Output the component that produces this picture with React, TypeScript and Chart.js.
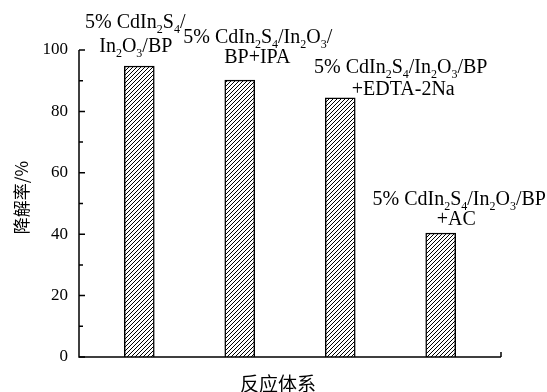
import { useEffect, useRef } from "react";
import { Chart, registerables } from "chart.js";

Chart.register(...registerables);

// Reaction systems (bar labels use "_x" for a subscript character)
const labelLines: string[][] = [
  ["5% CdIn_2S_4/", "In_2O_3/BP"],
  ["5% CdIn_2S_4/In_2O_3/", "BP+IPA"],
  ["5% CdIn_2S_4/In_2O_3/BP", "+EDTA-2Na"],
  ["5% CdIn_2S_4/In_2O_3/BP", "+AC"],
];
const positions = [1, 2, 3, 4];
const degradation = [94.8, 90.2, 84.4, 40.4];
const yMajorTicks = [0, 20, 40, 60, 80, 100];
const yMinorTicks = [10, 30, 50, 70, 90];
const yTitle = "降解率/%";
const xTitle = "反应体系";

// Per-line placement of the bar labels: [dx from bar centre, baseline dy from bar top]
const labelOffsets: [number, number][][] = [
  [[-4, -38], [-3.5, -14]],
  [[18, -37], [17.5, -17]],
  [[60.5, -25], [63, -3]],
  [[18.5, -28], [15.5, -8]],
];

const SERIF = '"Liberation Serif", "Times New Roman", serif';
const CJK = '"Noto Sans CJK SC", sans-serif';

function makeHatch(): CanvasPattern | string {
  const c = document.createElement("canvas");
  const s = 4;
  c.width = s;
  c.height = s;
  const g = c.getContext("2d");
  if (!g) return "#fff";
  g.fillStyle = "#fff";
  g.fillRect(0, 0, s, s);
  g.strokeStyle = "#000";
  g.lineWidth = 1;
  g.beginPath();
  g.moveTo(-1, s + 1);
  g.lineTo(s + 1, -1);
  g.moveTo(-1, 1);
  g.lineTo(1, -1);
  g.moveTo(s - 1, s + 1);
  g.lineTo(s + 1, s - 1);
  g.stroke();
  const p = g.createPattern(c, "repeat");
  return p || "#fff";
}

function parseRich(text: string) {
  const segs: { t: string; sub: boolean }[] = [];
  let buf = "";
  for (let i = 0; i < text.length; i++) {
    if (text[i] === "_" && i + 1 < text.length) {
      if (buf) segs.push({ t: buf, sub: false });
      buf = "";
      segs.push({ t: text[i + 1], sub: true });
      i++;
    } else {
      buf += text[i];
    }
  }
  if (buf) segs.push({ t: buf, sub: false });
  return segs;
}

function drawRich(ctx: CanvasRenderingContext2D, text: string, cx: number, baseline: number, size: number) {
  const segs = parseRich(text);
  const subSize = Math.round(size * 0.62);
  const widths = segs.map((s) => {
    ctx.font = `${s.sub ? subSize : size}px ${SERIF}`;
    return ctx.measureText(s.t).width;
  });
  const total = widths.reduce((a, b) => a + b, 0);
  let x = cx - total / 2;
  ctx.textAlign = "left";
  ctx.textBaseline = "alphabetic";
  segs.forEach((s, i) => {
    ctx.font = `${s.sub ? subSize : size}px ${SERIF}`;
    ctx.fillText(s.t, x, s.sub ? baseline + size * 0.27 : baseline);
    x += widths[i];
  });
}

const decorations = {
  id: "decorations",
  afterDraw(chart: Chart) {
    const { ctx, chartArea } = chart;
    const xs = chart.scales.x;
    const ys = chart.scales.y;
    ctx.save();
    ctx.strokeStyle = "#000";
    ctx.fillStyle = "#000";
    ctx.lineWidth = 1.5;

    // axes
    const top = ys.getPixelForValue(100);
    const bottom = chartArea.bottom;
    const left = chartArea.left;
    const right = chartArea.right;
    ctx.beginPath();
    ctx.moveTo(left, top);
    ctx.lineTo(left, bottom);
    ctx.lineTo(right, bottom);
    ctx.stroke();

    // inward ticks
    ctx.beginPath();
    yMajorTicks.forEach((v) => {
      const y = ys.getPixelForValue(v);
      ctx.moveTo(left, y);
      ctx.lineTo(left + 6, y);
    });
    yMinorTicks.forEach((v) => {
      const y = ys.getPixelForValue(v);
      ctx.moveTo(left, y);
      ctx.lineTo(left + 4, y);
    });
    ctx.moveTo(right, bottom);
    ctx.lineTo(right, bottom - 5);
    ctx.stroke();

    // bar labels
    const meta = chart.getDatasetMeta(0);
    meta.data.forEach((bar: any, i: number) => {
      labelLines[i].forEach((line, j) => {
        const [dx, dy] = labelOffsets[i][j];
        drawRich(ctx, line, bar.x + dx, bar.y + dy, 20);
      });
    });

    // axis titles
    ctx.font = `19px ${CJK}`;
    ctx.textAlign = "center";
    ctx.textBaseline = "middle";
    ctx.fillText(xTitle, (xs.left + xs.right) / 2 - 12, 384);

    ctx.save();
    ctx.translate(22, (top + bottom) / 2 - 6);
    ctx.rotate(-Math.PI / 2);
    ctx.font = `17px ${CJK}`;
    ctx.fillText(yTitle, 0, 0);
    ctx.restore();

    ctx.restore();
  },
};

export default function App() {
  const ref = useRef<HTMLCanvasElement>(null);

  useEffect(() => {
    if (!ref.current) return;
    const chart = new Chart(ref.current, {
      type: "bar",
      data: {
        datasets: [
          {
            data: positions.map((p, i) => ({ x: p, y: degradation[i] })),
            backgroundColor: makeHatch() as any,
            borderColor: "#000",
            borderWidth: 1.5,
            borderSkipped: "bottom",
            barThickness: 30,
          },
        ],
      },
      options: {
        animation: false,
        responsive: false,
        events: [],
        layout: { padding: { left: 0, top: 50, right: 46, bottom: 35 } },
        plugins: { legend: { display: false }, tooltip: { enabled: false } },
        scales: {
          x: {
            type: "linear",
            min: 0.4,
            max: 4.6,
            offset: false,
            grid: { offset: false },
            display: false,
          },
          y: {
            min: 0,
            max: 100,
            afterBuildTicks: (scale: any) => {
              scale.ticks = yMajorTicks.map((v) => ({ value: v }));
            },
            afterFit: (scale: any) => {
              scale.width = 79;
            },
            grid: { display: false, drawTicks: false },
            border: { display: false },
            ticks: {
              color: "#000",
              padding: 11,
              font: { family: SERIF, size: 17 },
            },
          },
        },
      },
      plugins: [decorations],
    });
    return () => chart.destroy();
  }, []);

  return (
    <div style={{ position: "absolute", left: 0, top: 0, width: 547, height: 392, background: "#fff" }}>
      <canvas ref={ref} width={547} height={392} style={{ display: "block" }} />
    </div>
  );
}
────────
PROBLEM REQUIREMENTS
Output the data exactly. Pictures don't belong in the result.

RESPONSE
Output the component that produces this picture with React, TypeScript and Chart.js.
import { useEffect, useRef } from "react";
import { Chart, registerables } from "chart.js";

Chart.register(...registerables);

// Reaction systems (bar labels use "_x" for a subscript character)
const labelLines: string[][] = [
  ["5% CdIn_2S_4/", "In_2O_3/BP"],
  ["5% CdIn_2S_4/In_2O_3/", "BP+IPA"],
  ["5% CdIn_2S_4/In_2O_3/BP", "+EDTA-2Na"],
  ["5% CdIn_2S_4/In_2O_3/BP", "+AC"],
];
const positions = [1, 2, 3, 4];
const degradation = [94.8, 90.2, 84.4, 40.4];
const yMajorTicks = [0, 20, 40, 60, 80, 100];
const yMinorTicks = [10, 30, 50, 70, 90];
const yTitle = "降解率/%";
const xTitle = "反应体系";

// Per-line placement of the bar labels: [dx from bar centre, baseline dy from bar top]
const labelOffsets: [number, number][][] = [
  [[-4, -38], [-3.5, -14]],
  [[18, -37], [17.5, -17]],
  [[60.5, -25], [63, -3]],
  [[18.5, -28], [15.5, -8]],
];

const SERIF = '"Liberation Serif", "Times New Roman", serif';
const CJK = '"Noto Sans CJK SC", sans-serif';

function makeHatch(): CanvasPattern | string {
  const c = document.createElement("canvas");
  const s = 4;
  c.width = s;
  c.height = s;
  const g = c.getContext("2d");
  if (!g) return "#fff";
  g.fillStyle = "#fff";
  g.fillRect(0, 0, s, s);
  g.strokeStyle = "#000";
  g.lineWidth = 1;
  g.beginPath();
  g.moveTo(-1, s + 1);
  g.lineTo(s + 1, -1);
  g.moveTo(-1, 1);
  g.lineTo(1, -1);
  g.moveTo(s - 1, s + 1);
  g.lineTo(s + 1, s - 1);
  g.stroke();
  const p = g.createPattern(c, "repeat");
  return p || "#fff";
}

function parseRich(text: string) {
  const segs: { t: string; sub: boolean }[] = [];
  let buf = "";
  for (let i = 0; i < text.length; i++) {
    if (text[i] === "_" && i + 1 < text.length) {
      if (buf) segs.push({ t: buf, sub: false });
      buf = "";
      segs.push({ t: text[i + 1], sub: true });
      i++;
    } else {
      buf += text[i];
    }
  }
  if (buf) segs.push({ t: buf, sub: false });
  return segs;
}

function drawRich(ctx: CanvasRenderingContext2D, text: string, cx: number, baseline: number, size: number) {
  const segs = parseRich(text);
  const subSize = Math.round(size * 0.62);
  const widths = segs.map((s) => {
    ctx.font = `${s.sub ? subSize : size}px ${SERIF}`;
    return ctx.measureText(s.t).width;
  });
  const total = widths.reduce((a, b) => a + b, 0);
  let x = cx - total / 2;
  ctx.textAlign = "left";
  ctx.textBaseline = "alphabetic";
  segs.forEach((s, i) => {
    ctx.font = `${s.sub ? subSize : size}px ${SERIF}`;
    ctx.fillText(s.t, x, s.sub ? baseline + size * 0.27 : baseline);
    x += widths[i];
  });
}

const decorations = {
  id: "decorations",
  afterDraw(chart: Chart) {
    const { ctx, chartArea } = chart;
    const xs = chart.scales.x;
    const ys = chart.scales.y;
    ctx.save();
    ctx.strokeStyle = "#000";
    ctx.fillStyle = "#000";
    ctx.lineWidth = 1.5;

    // axes
    const top = ys.getPixelForValue(100);
    const bottom = chartArea.bottom;
    const left = chartArea.left;
    const right = chartArea.right;
    ctx.beginPath();
    ctx.moveTo(left, top);
    ctx.lineTo(left, bottom);
    ctx.lineTo(right, bottom);
    ctx.stroke();

    // inward ticks
    ctx.beginPath();
    yMajorTicks.forEach((v) => {
      const y = ys.getPixelForValue(v);
      ctx.moveTo(left, y);
      ctx.lineTo(left + 6, y);
    });
    yMinorTicks.forEach((v) => {
      const y = ys.getPixelForValue(v);
      ctx.moveTo(left, y);
      ctx.lineTo(left + 4, y);
    });
    ctx.moveTo(right, bottom);
    ctx.lineTo(right, bottom - 5);
    ctx.stroke();

    // bar labels
    const meta = chart.getDatasetMeta(0);
    meta.data.forEach((bar: any, i: number) => {
      labelLines[i].forEach((line, j) => {
        const [dx, dy] = labelOffsets[i][j];
        drawRich(ctx, line, bar.x + dx, bar.y + dy, 20);
      });
    });

    // axis titles
    ctx.font = `19px ${CJK}`;
    ctx.textAlign = "center";
    ctx.textBaseline = "middle";
    ctx.fillText(xTitle, (xs.left + xs.right) / 2 - 12, 384);

    ctx.save();
    ctx.translate(22, (top + bottom) / 2 - 6);
    ctx.rotate(-Math.PI / 2);
    ctx.font = `17px ${CJK}`;
    ctx.fillText(yTitle, 0, 0);
    ctx.restore();

    ctx.restore();
  },
};

export default function App() {
  const ref = useRef<HTMLCanvasElement>(null);

  useEffect(() => {
    if (!ref.current) return;
    const chart = new Chart(ref.current, {
      type: "bar",
      data: {
        datasets: [
          {
            data: positions.map((p, i) => ({ x: p, y: degradation[i] })),
            backgroundColor: makeHatch() as any,
            borderColor: "#000",
            borderWidth: 1.5,
            borderSkipped: "bottom",
            barThickness: 30,
          },
        ],
      },
      options: {
        animation: false,
        responsive: false,
        events: [],
        layout: { padding: { left: 0, top: 50, right: 46, bottom: 35 } },
        plugins: { legend: { display: false }, tooltip: { enabled: false } },
        scales: {
          x: {
            type: "linear",
            min: 0.4,
            max: 4.6,
            offset: false,
            grid: { offset: false },
            display: false,
          },
          y: {
            min: 0,
            max: 100,
            afterBuildTicks: (scale: any) => {
              scale.ticks = yMajorTicks.map((v) => ({ value: v }));
            },
            afterFit: (scale: any) => {
              scale.width = 79;
            },
            grid: { display: false, drawTicks: false },
            border: { display: false },
            ticks: {
              color: "#000",
              padding: 11,
              font: { family: SERIF, size: 17 },
            },
          },
        },
      },
      plugins: [decorations],
    });
    return () => chart.destroy();
  }, []);

  return (
    <div style={{ position: "absolute", left: 0, top: 0, width: 547, height: 392, background: "#fff" }}>
      <canvas ref={ref} width={547} height={392} style={{ display: "block" }} />
    </div>
  );
}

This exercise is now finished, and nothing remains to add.